Oct 22 2009
Last night in my Silver Class…
I tried a few things in my silver class last night, and was fraught with much frustration. First, I attempted a bezel. A bezel is the thin wall of silver that holds in/down a stone in a ring, pendant, earring, etc. I could make the bezel fairly well, but I could not solder the damn thing onto my backplate. This could be for a number of reasons – if the components (backplate, bezel, solder) wasn’t clean enough, or close enough, or hot enough, the solder won’t “flow”, which is shorthand for melt and run between the molecules of the joint you’re soldering and stick ’em together!
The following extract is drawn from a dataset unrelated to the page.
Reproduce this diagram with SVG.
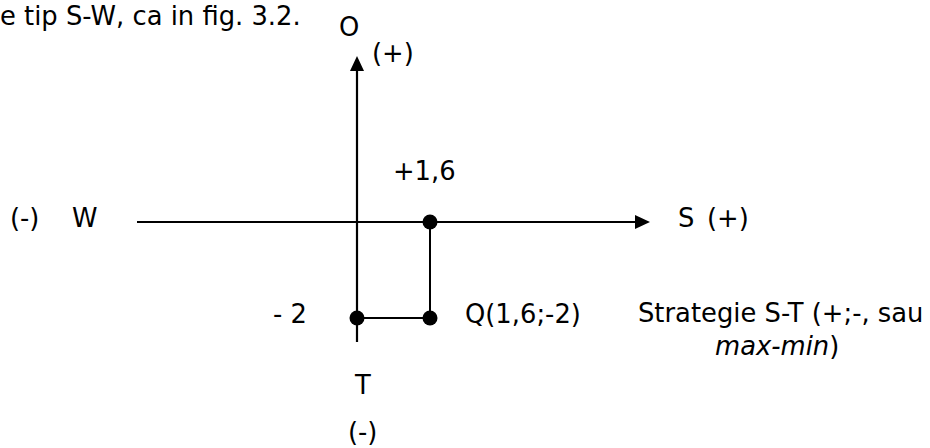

In my case, I’m pretty sure I did not have the bezel flush enough to the backplate. It’s a pain to get a little circle of silver to touch EVERYWHERE on a flat sheet of sterling silver. If that sheet is not perfectly flat, there’ll be a gap. If the bezel edge is not perfectly flat, there’ll be a gap.
After 3 tries of my solder not melting, not flowing at all, but just getting hotter and hotter until it STUCK on the backplate like old chewed up gum, I gave up and tried something easy.
First I annealed a piece of wire – anneal is when you heat the metal enough to realign the molecules in the metal so that it is soft and malleable. They call it “dead soft”. Annealing is a process one goes through many times in making a piece, as the more the metal is worked, the harder and more brittle it can be – without annealing, the metal may be too hard to shape and work, or so brittle it could break.
Anyway! I annealed my wire and then clamped one end in a vice and proceeded to tie a knot. Then I pulled as hard as I could to get the knot into a nice small shape. Then I wrapped it around a ring mandrel, marked the size I wanted, snipped and made the two ends as perfectly flush and close as I could get them. Then I went to solder them together – after that, a little reshaping with the ring mandrel and a hammer, and I’d have a nice little ring.
My soldering woes had not yet left me, however. That solder just did not want to flow. I think something was bubbling up from the charcoal block I was using and dirtying up my wire. Finally after several tries though, I managed to get my knot ring made and shaped.
KNOT RING
Feeling a bit better about my soldering, I went back to my bezel, double checking everything and making sure Nick (my teacher) gave it his approval. Once again, I soldered away, and while I still had a few of my solder pieces NOT flow, instead, just SIT there fusing themselves to the backplate, enough of the solder did flow, that I finally tasted sucess!
The bezel is complete, and next I will make a ring shank to mount it on. Inside will go a pretty pink oval rhodocrosite stone:
BEZEL
So all in all, not a bad use of my classtime. I am very excited for next week – I’ve ordered some tubing and have a whole bunch of sweet little faceted gems to set. Nothing too expensive yet, but I got white topaz, peridot, amethyst, tourmaline. Drooled over the sapphires, but I’ll wait until I have more skill! I’m planning on making a series of skinny stacking rings with gemstones for the shop.
All in all, a great night at the bench.
-amy
3 Responses to “Last night in my Silver Class…”
I get excited that your blog talks about molecules now. So complex!
Amy, I really liked your knot ring. What guage wire did you use? I want to try something similar…
It was 16g – it was easy and fun! I’d like to try to make a puzzle ring sometime, too.